D’autres demeurent persuadés que les autorités américaines vont certainement finir par imposer une réunion de l’ensemble des acteurs pour porter la Transition de rupture vu qu’aucun des Accords ou des signataires ne préconise une révolution dans la mise en œuvre de cette transition.
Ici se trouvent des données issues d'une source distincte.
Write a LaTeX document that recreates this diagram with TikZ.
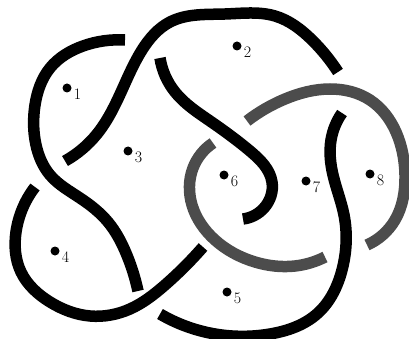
\documentclass[tikz,border=0pt]{standalone}
\usetikzlibrary{hobby}
\begin{document}
\begin{tikzpicture}[x=1pt,y=-1pt,use Hobby shortcut,
  knot/.style={line width=11.5pt,line cap=butt,black},
  gknot/.style={line width=11.5pt,line cap=butt,black!70},
  dot/.style={circle,fill=black,inner sep=0pt,minimum size=9pt},
  lab/.style={inner sep=0pt,font=\fontsize{16}{19}\selectfont}]
\useasboundingbox (0,0) rectangle (409,339);
% strand A
\draw[knot] (125,40) .. (83,46) .. (50,68) .. (35,105) .. (36,145) .. (50,175) .. (80,198) .. (108,222) .. (126,253) .. (138,291);
% strand B
\draw[knot] (65,161) .. (97,134) .. (122,90) .. (142,50) .. (170,22) .. (225,14) .. (275,16) .. (312,40) .. (338,72);
% strand C
\draw[knot] (160,58) .. (175,92) .. (210,121) .. (250,151) .. (272,182) .. (264,208) .. (243,219);
% strand D
\draw[knot] (342,113) .. (331,140) .. (333,175) .. (344,215) .. (342,270) .. (318,313) .. (270,334) .. (215,334) .. (160,314);
% strand E
\draw[knot] (203,247) .. (165,285) .. (130,309) .. (90,316) .. (50,302) .. (21,272) .. (16,232) .. (35,187);
% gray strand G1
\draw[gknot] (247,121) .. (285,99) .. (330,89) .. (370,100) .. (396,132) .. (405,175) .. (395,220) .. (367,245);
% gray strand G2
\draw[gknot] (213,143) .. (193,168) .. (192,205) .. (215,240) .. (255,262) .. (295,266) .. (325,257);
% region markers
\node[dot] (d1) at (67,88) {};
\node[dot] (d2) at (237,46) {};
\node[dot] (d3) at (128,151) {};
\node[dot] (d4) at (55,251) {};
\node[dot] (d5) at (227,292) {};
\node[dot] (d6) at (224,175) {};
\node[dot] (d7) at (306,181) {};
\node[dot] (d8) at (370,174) {};
\node[lab] (l1) at ([shift={(10.5,6.5)}]d1) {1};
\node[lab] (l2) at ([shift={(10.5,6.5)}]d2) {2};
\node[lab] (l3) at ([shift={(10.5,6.5)}]d3) {3};
\node[lab] (l4) at ([shift={(10.5,6.5)}]d4) {4};
\node[lab] (l5) at ([shift={(10.5,6.5)}]d5) {5};
\node[lab] (l6) at ([shift={(10.5,6.5)}]d6) {6};
\node[lab] (l7) at ([shift={(10.5,6.5)}]d7) {7};
\node[lab] (l8) at ([shift={(10.5,6.5)}]d8) {8};
\end{tikzpicture}
\end{document}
Tous regardent en même temps la direction de Washington, la capitale fédérale des Etats-Unis, qui devient au fur et à mesure et sans crier gare, la capitale d’Haïti où tout se décide. Il suffit de voir l’intérêt que portent de plus en plus les autorités américaines dans le dossier de l’assassinat du Président Jovenel Moïse pour comprendre. Ces derniers temps, tous les suspects arrêtés à l’étranger dans le cadre de ce meurtre politique ont été transférés aux USA ou sont en passe de l’être. Sans oublier le projet loi du Sénat américain soumis à la Chambre des représentants (députés) américains « Haïti Development, Accountability, and Institutional Transparency Initiative Act (S. 1104) » demandant au Président Joe Biden d’autoriser les services spéciaux des Etats-Unis : FBI, CIA et le DHS (Département de l’Intérieur américain) d’enquêter sur l’assassinat le 7 juillet 2021 du Président haïtien. Cette nouvelle transition ouvre de nouvelles opportunités pour les Etats-Unis d’étendre davantage leur ingérence et leur influence sur Haïti qui, il faut bien l’admettre, n’est plus un Etat indépendant, mais un semi Protectorat.